Just before things ramped up on Saturday, a few very successful comic artists who I have great respect for walked by and took note. We had a small conversation about the seizure on my table and confirmed what I had been denying but sorta knew but never took seriously, that I have something unique and special and desirable going on and that I needed to embrace it. Run with it. Explore it and see what it’s potential is. But they liked it.
 
Without making a cent and actually in the hole a bunch of money, hearing this from them was better than the price of admission. If I sold nothing all weekend, I was good.

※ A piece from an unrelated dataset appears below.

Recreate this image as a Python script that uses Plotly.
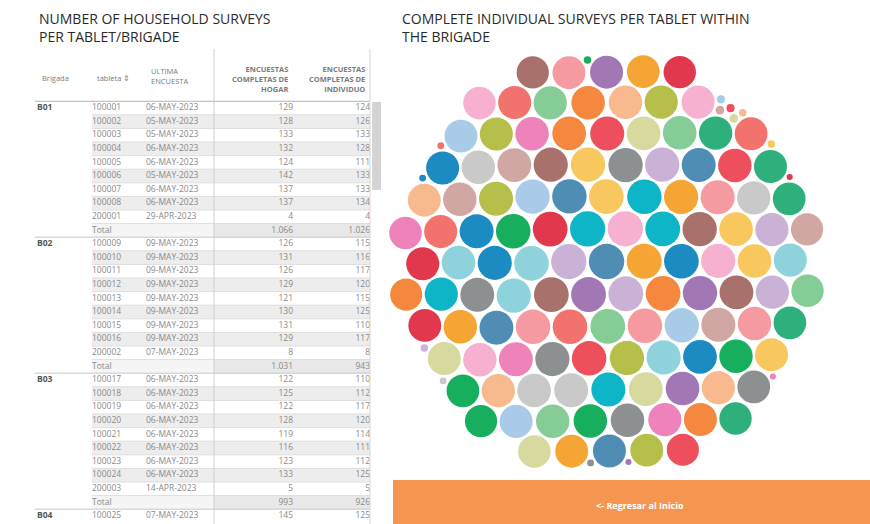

The day proceeded and conversations with people, overhearing people’s comments and directly engaging in negotiation for a couple pieces further confirmed the successful artists sentiments from earlier.
 
So here’s the question I’ve been asking… If I’m decent at something, I enjoy it, people like it and are willing to pay money for it, then why have I been repressing it for so long. I mean, I tried really hard to make comics and do other projects that I am not truly connected to and i’m not sure why.
 
So here’s the lesson learned… Don’t be scared to do the thing you are good at in favor of doing something that you think you should be doing. The thing you do, the way you do it, the part of you that you leave in it for someone else to enjoy is uniquely yours and people want that instead of you trying to be/do something else.
 
For me, it’s a burnt piece of wood smeared on a large sheet of paper. It literally took 41 years for me to realize it and for this weekend to open my eyes. Today is a new day and I’m super excited. Things will be changing with the website, social media and all that. Hang on to your hats. It’s gonna be a fun ride.
 
Oh yeah, and by my accounts, the show went well. I made a few bucks, I met a ton of great people and now I know where my art is going. Win.